The above traders are exposed to the volatility of cryptos and stocks but these people are more likely to be keeping an eye on things and furthermore their use of stop losses can minimize the falls when they occur. Jay Nemesis has returned over 230% over the last year which is staggering.
Important: an eToro representative told me to always copy individuals with a minimum $2000 investment. This is because the minimum trade on eToro is $1 and therefore small investments won’t copy all the smaller trades of the investors and you’ll therefore miss out on some of the gains.
Again, this is not investment advice, I’m just telling you what I’m up to.
Overcoming 0ver-exposure to an asset class
My investing isn’t all about crypto-currencies and copying traders that trade cryptos. That would be a bad idea. It’s a fundamental best practice to invest in a wide ranging portfolio, maybe including bonds, property, commodities, stocks, etc., which range from low to high risk depending on your situation and risk-tolerance.

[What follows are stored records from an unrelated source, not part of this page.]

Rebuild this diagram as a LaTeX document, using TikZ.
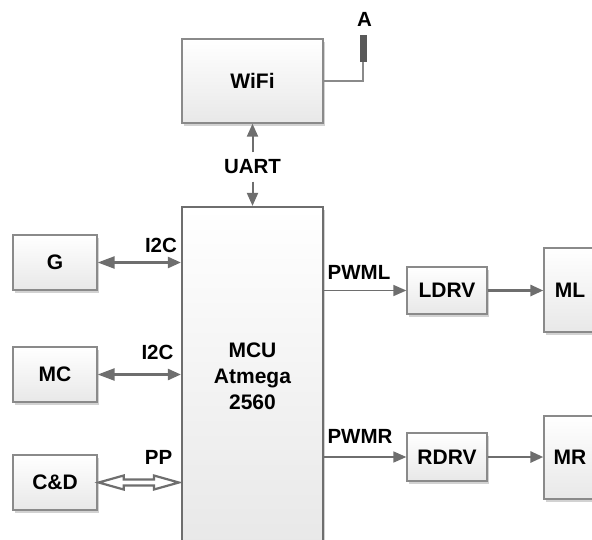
\documentclass[tikz,border=0pt]{standalone}
\usepackage{fontspec}
\setmainfont{Liberation Sans}
\usetikzlibrary{arrows.meta,shadows,calc}
\definecolor{ln}{HTML}{6E6E6E}
\definecolor{bd}{HTML}{8A8A8A}
\tikzset{
  blk/.style={draw=bd, line width=1.3pt, top color=white, bottom color=black!9,
    font=\bfseries\fontsize{21}{26}\selectfont, inner sep=0pt, align=center,
    drop shadow={shadow xshift=1.5pt, shadow yshift=-2.5pt, fill=black!35, opacity=0.5}},
  lbl/.style={font=\bfseries\fontsize{20.5}{24}\selectfont, inner sep=1pt},
  con/.style={draw=ln, line width=2pt},
  head/.style={-{Triangle[length=13pt,width=11pt]}},
  bihead/.style={{Triangle[length=17pt,width=12pt]}-{Triangle[length=13pt,width=11pt]}},
  hollow/.style={draw=ln, line width=2.2pt, fill=white, line join=miter},
}
\begin{document}
\begin{tikzpicture}[x=1pt,y=-1pt]
\useasboundingbox (0,0) rectangle (592,539);
\clip (0,0) rectangle (592,539);
% boxes
\node[blk, minimum width=141pt, minimum height=84pt] (wifi) at (252.5,81) {WiFi};
\node[blk, draw=ln, line width=2.2pt, minimum width=141pt, minimum height=338pt] (mcu) at (252.5,376) {MCU\\Atmega\\2560};
\node[blk, minimum width=84pt, minimum height=55pt] (g) at (55,262.5) {G};
\node[blk, minimum width=84pt, minimum height=55pt] (mc) at (55,374.5) {MC};
\node[blk, minimum width=84pt, minimum height=55pt] (cd) at (55,482.5) {C\&D};
\node[blk, minimum width=80pt, minimum height=47pt] (ldrv) at (447,290.5) {LDRV};
\node[blk, minimum width=80pt, minimum height=48pt] (rdrv) at (447,457) {RDRV};
\node[blk, minimum width=52pt, minimum height=84pt] (ml) at (570,290) {ML};
\node[blk, minimum width=52pt, minimum height=83pt] (mr) at (570,457.5) {MR};
% antenna
\node[fill=black!65, minimum width=7pt, minimum height=27pt, inner sep=0pt] (ant) at (363,48.5) {};
\node[lbl] (A) at (364.5,19) {A};
\draw[draw=bd, line width=1.3pt] (wifi.east) -| (ant.south);
% UART
\node[lbl, fill=white, inner sep=0pt, minimum height=29pt] (uart) at (252.5,167) {UART};
\draw[con, head] (uart) -- (wifi);
\draw[con, head] (uart) -- (mcu);
% I2C links
\draw[con, line width=2.4pt, bihead] (g.east) -- (g.east -| mcu.west);
\node[lbl] (l1) at (161,245.5) {I2C};
\draw[con, line width=2.4pt, bihead] (mc.east) -- (mc.east -| mcu.west);
\node[lbl] (l2) at (157.5,352.5) {I2C};
% PP hollow double arrow
\coordinate (p1) at ([xshift=1pt]cd.east);
\coordinate (p2) at ([xshift=-2pt]cd.east -| mcu.west);
\draw[hollow] (p1) -- ($(p1)+(25,-7)$) -- ($(p1)+(25,-3)$) -- ($(p2)+(-25,-3)$) -- ($(p2)+(-25,-7)$)
  -- (p2) -- ($(p2)+(-25,7)$) -- ($(p2)+(-25,3)$) -- ($(p1)+(25,3)$) -- ($(p1)+(25,7)$) -- cycle;
\node[lbl] (l3) at (158.5,457.5) {PP};
% PWM
\draw[con, line width=1.6pt, head] (mcu.east |- ldrv.west) -- (ldrv.west);
\node[lbl] (l4) at (359,272.5) {PWML};
\draw[con, line width=1.6pt, head] (mcu.east |- rdrv.west) -- (rdrv.west);
\node[lbl] (l5) at (360,436.5) {PWMR};
\draw[con, line width=2.8pt, head] (ldrv.east) -- (ldrv.east -| ml.west);
\draw[con, line width=2.8pt, head] (rdrv.east) -- (rdrv.east -| mr.west);
\end{tikzpicture}
\end{document}
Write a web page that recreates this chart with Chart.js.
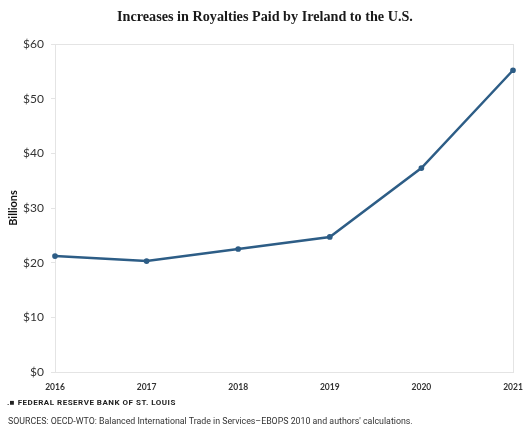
<!DOCTYPE html>
<html>
<head>
<meta charset="utf-8">
<script src="https://cdn.jsdelivr.net/npm/chart.js@4/dist/chart.umd.min.js"></script>
<style>
  body { margin: 0; background: #fff; }
  .wrap { position: relative; width: 530px; height: 443px; }
  canvas { position: absolute; left: 0; top: 0; }
  .title { position: absolute; left: 0; width: 530px; top: 8px; text-align: center;
    font: bold 14.2px "Liberation Serif", "DejaVu Serif", serif; color: #1a1a1a; }
  .brand { position: absolute; left: 7px; top: 398px; font: bold 8px Roboto, sans-serif;
    letter-spacing: 0.5px; color: #222; }
  .src { position: absolute; left: 8px; top: 416px; font: 8.8px Roboto, sans-serif; color: #333; }
</style>
</head>
<body>
<div class="wrap">
  <canvas id="chart" width="530" height="443"></canvas>
  <div class="title">Increases in Royalties Paid by Ireland to the U.S.</div>
  <div class="brand">.&#9632; FEDERAL RESERVE BANK OF ST. LOUIS</div>
  <div class="src">SOURCES: OECD-WTO: Balanced International Trade in Services&ndash;EBOPS 2010 and authors' calculations.</div>
</div>
<script>
const years = ['2016', '2017', '2018', '2019', '2020', '2021'];
const royalties = [21.2, 20.3, 22.5, 24.7, 37.3, 55.2];
const yTicks = [0, 10, 20, 30, 40, 50, 60];

// light frame round the plot area
const frame = {
  id: 'frame',
  beforeDatasetsDraw(chart) {
    const { ctx, chartArea: a } = chart;
    ctx.save();
    ctx.strokeStyle = '#e4e4e4';
    ctx.lineWidth = 1;
    ctx.strokeRect(a.left + 0.5, a.top + 0.5, a.right - a.left, a.bottom - a.top);
    ctx.restore();
  }
};

new Chart(document.getElementById('chart'), {
  type: 'line',
  data: {
    labels: years,
    datasets: [{
      data: royalties,
      borderColor: '#2d5d86',
      backgroundColor: '#2d5d86',
      borderWidth: 2.5,
      pointRadius: 1.6,
      pointHoverRadius: 1.6,
      tension: 0
    }]
  },
  options: {
    responsive: false,
    animation: false,
    layout: { padding: { top: 44, right: 17, bottom: 49, left: 0 } },
    plugins: { legend: { display: false }, tooltip: { enabled: false } },
    scales: {
      x: {
        offset: false,
        grid: { display: false },
        border: { display: false },
        ticks: { color: '#333', font: { family: 'Lato', size: 8.5, weight: 'bold' }, padding: 2, maxRotation: 0 },
        afterFit(s) { s.height = 22; }
      },
      y: {
        min: 0,
        max: 60,
        afterBuildTicks(s) { s.ticks = yTicks.map(v => ({ value: v })); },
        grid: { drawOnChartArea: false, tickLength: 4, color: '#e4e4e4' },
        border: { display: false },
        ticks: { color: '#333', font: { family: 'Lato', size: 12 }, padding: 7, callback: v => '$' + v },
        title: { display: true, text: 'Billions', color: '#111', font: { family: 'Lato', size: 11, weight: 'bold' }, padding: { top: 7, bottom: 0 } },
        afterFit(s) { s.width = 55; }
      }
    }
  },
  plugins: [frame]
});
</script>
</body>
</html>
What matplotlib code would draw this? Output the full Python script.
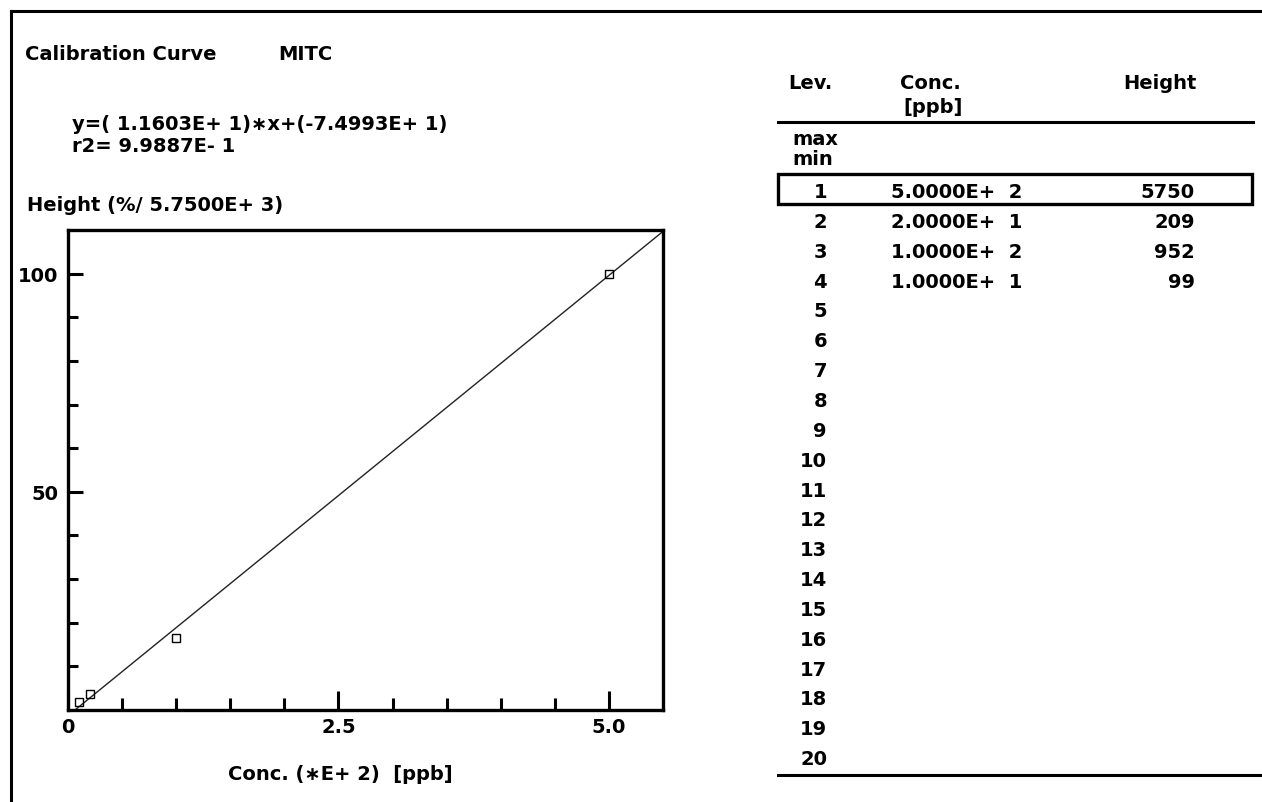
import numpy as np
from matplotlib import pyplot as plt
from matplotlib.patches import Rectangle

# calibration data (level table)
levels = list(range(1, 21))
conc_ppb = [5.0e2, 2.0e1, 1.0e2, 1.0e1]
heights = [5750, 209, 952, 99]
conc_text = ['5.0000E+  2', '2.0000E+  1', '1.0000E+  2', '1.0000E+  1']
slope = 11.603
intercept = -74.993
h_ref = 5750.0

W, H = 1262, 803
FS = 14
CAP = 0.729*FS*100/72.0
plt.rcParams['font.family'] = ['DejaVu Sans']
plt.rcParams['font.weight'] = 'bold'
fig = plt.figure(figsize=(W/100.0, H/100.0), dpi=100)

def px(x, y):
	return x/float(W), 1 - y/float(H)

# y is the middle of the capitals
def txt(x, y, s, ha='left'):
	fx, fy = px(x, y + CAP/2.0)
	fig.text(fx, fy, s, ha=ha, va='baseline', fontsize=FS, fontweight='bold')

def hline(x0, x1, y, lw=2.2):
	a, b = px(x0, y)
	c, d = px(x1, y)
	fig.add_artist(plt.Line2D([a, c], [b, d], color='black', lw=lw, transform=fig.transFigure))

# outer frame (only top and left visible)
a, b = px(11, 12)
fig.add_artist(plt.Line2D([a, 1.0], [b, b], color='black', lw=2.2, transform=fig.transFigure))
fig.add_artist(plt.Line2D([a, a], [b, 0.0], color='black', lw=2.2, transform=fig.transFigure))

# header texts
txt(25, 53, 'Calibration Curve')
txt(278, 53, 'MITC')
txt(72, 123, 'y=( 1.1603E+ 1)\u2217x+(-7.4993E+ 1)')
txt(72, 145, 'r2= 9.9887E- 1')
txt(27, 204, 'Height (%/ 5.7500E+ 3)')

# plot
l, r, t, bt = 68, 663, 231, 711
ax = fig.add_axes([l/float(W), 1 - bt/float(H), (r - l)/float(W), (bt - t)/float(H)])
xs = np.array(conc_ppb)/100.0
ys = np.array(heights)/h_ref*100.0
xl = np.array([0.0, 5.5])
yl = (slope*xl*100.0 + intercept)/h_ref*100.0
ax.plot(xl, yl, color='#222222', lw=1.0)
ax.plot(xs, ys, ls='none', marker='s', mfc='none', mec='black', ms=6, mew=1.0)
ax.set_xlim(0, 5.5)
ax.set_ylim(0, 110)
for s in ax.spines.values():
	s.set_linewidth(2.4)
ax.set_xticks([0, 2.5, 5.0])
ax.set_xticklabels(['0', '2.5', '5.0'])
ax.set_xticks(np.arange(0.5, 5.5, 0.5), minor=True)
ax.set_yticks([50, 100])
ax.set_yticklabels(['50', '100'])
ax.set_yticks([10, 20, 30, 40, 60, 70, 80, 90], minor=True)
ax.tick_params(which='major', direction='in', length=14, width=2.2, labelsize=FS, pad=5)
ax.tick_params(which='minor', direction='in', length=9, width=2.2)
ax.tick_params(axis='y', which='major', length=11, pad=7)
ax.tick_params(axis='y', which='minor', length=7)
for lab in ax.get_xticklabels() + ax.get_yticklabels():
	lab.set_fontweight('bold')
txt(340, 773, 'Conc. (\u2217E+ 2)  [ppb]', ha='center')

# table
txt(788, 82, 'Lev.')
txt(900, 82, 'Conc.')
txt(903, 106, '[ppb]')
txt(1123, 82, 'Height')
hline(778, 1253, 123)
txt(792, 138, 'max')
txt(792, 158, 'min')
row_y0 = 191
row_dy = (758 - 191)/19.0
for i, lev in enumerate(levels):
	y = row_y0 + i*row_dy
	txt(827, y, str(lev), ha='right')
	if i < len(conc_text):
		txt(891, y, conc_text[i])
		txt(1195, y, str(heights[i]), ha='right')
a, b = px(778, 205)
fig.add_artist(Rectangle((a, b), (1252 - 778)/float(W), 30/float(H), fill=False, ec='black', lw=2.4, transform=fig.transFigure))
hline(778, 1262, 776)

fig.savefig('out.png', dpi=100)
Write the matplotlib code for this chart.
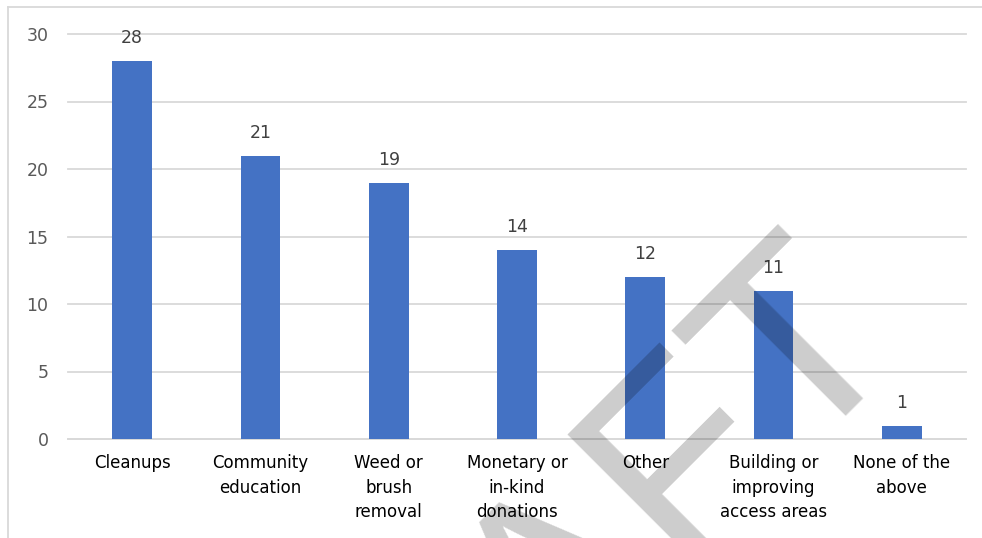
import numpy as np
import matplotlib
matplotlib.use("Agg")
import matplotlib.pyplot as plt
from matplotlib.lines import Line2D

categories = ["Cleanups", "Community\neducation", "Weed or\nbrush\nremoval",
              "Monetary or\nin-kind\ndonations", "Other", "Building or\nimproving\naccess areas",
              "None of the\nabove"]
counts = [28, 21, 19, 14, 12, 11, 1]
yticks = [0, 5, 10, 15, 20, 25, 30]

plt.rcParams['font.family'] = ['DejaVu Sans']

fig = plt.figure(figsize=(9.82, 5.38), dpi=100)
ax = fig.add_axes([68/982, 1-439/538, (966-68)/982, (439-34)/538])

x = np.arange(len(categories))
bars = ax.bar(x, counts, width=0.31, color='#4472C4', zorder=3)
for xi, v in zip(x, counts):
    ax.annotate(str(v), (xi, v), xytext=(0, 10), textcoords='offset points',
                ha='center', va='bottom', fontsize=12.5, color='#404040')

ax.set_xlim(-0.5, len(categories)-0.5)
ax.set_ylim(0, 30)
ax.set_yticks(yticks)
ax.set_xticks(x)
ax.set_xticklabels(categories, fontsize=12, color='#000000', linespacing=1.45)
ax.tick_params(axis='y', labelsize=12.5, labelcolor='#595959', length=0, pad=14)
ax.tick_params(axis='x', length=0, pad=11)
ax.grid(axis='y', color='#D9D9D9', linewidth=1.3, zorder=0)
for gl in ax.get_ygridlines():
    gl.set_clip_on(False)
for s in ['top', 'right', 'left']:
    ax.spines[s].set_visible(False)
ax.spines['bottom'].set_color('#D9D9D9')
ax.spines['bottom'].set_linewidth(1.3)

# chart border (cropped at right and bottom)
fig.add_artist(Line2D([7.5/982, 7.5/982], [0, 1-6.5/538], transform=fig.transFigure,
                      color='#D9D9D9', linewidth=1.3))
fig.add_artist(Line2D([7.5/982, 1], [1-6.5/538, 1-6.5/538], transform=fig.transFigure,
                      color='#D9D9D9', linewidth=1.3))

# draft watermark
fig.text(907/982, 1-334/538, "DRAFT", fontsize=192, family='Liberation Sans',
         rotation=45, rotation_mode='anchor', ha='right', va='baseline',
         color='black', alpha=0.2, zorder=10)

fig.savefig("out.png", dpi=100)
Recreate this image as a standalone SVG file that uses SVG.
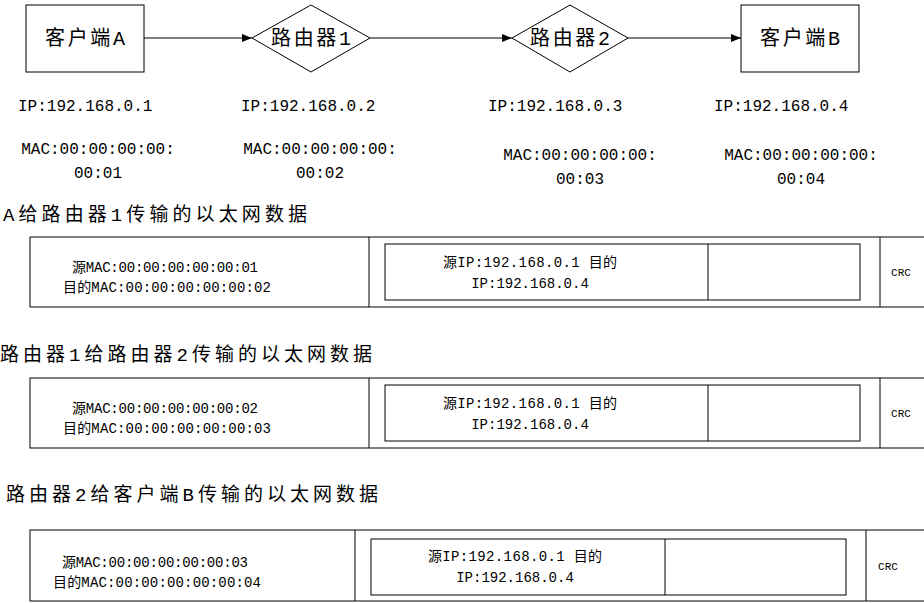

I want to talk about the other places I have put money in (or would like to put money in, if I had it). But first, here are a couple of books I’ve benefitted greatly from reading:
- Money Master the Game: 7 Simple Steps to Financial Freedom by Tony Robbins, which is apparently better than Unshakeable which contains a lot of the same advice.
- The Little Book of Common Sense Investing by John C. Bogle
The above two (or three) books have given me a small insight on the emotional side of investing. But if there’s one piece of advice that is repeated in these books it’s this:
To guarantee a fair share of stock market returns invest in low cost index funds and steer well clear of managed funds or mutual funds that force you to pay the huge salaries of fund managers even when they mess up and lose your money.
An index fund is a portfolio constructed to match or track the components of a market index. So US index fund may contain a basket of stocks containing, for example, Apple, GM, Craft Heinz, GlaxoSmithKline, as well as many others across a range of industries. You can invest in country specific, regional, or international index funds to spread your risk – a recession in the US will obviously affect US index fund returns.
I’m not suggesting that low cost index funds will protect you from over-exposure or, indeed, protect you from market swings, but they could be part of a well-diversified portfolio of investments.
The emotional investor
This is a different game to doing web design for clients, blogging, selling video courses and Amazon FBA. The big difference (and what I don’t like) about crypto investing and trade copying is that it doesn’t create anything – apart from wealth (and sometimes not even that).
So why am I doing it? Quite simply, it’s an opportunity that seems too good to pass by.
So now my head is full of all the usual investor questions: why didn’t I invest more? when should I come out? how much should I come out with?
All good traders and investors have suffered losses. I’ve failed big and often at business, but so far not at investing. This makes me vulnerable.
A solid exit strategy helps control investor emotions. If you’ve made big wins is best to sell off some of your positions so that there’s something in the bank in case a dramatic crash occurs. But when? And how much?
The ETH I bought at ~$42 is currently at ~$370, there are predictions that it could go up to $1000 as well as predictions that it could drop back down to $80. They’re probably both right. The problem is we don’t know which will come first. More first world “problems”. “Problems” I thought I’d never have.
I’ll let you know how I get on, of course.
What about you?
I have to say I did find this difficult to write. It’s outside my comfort zone on a number of levels. But I am finding crypto interesting and probably to the detriment of other areas of my business.
But what about you? Do you find this sort of blog post helpful or interesting?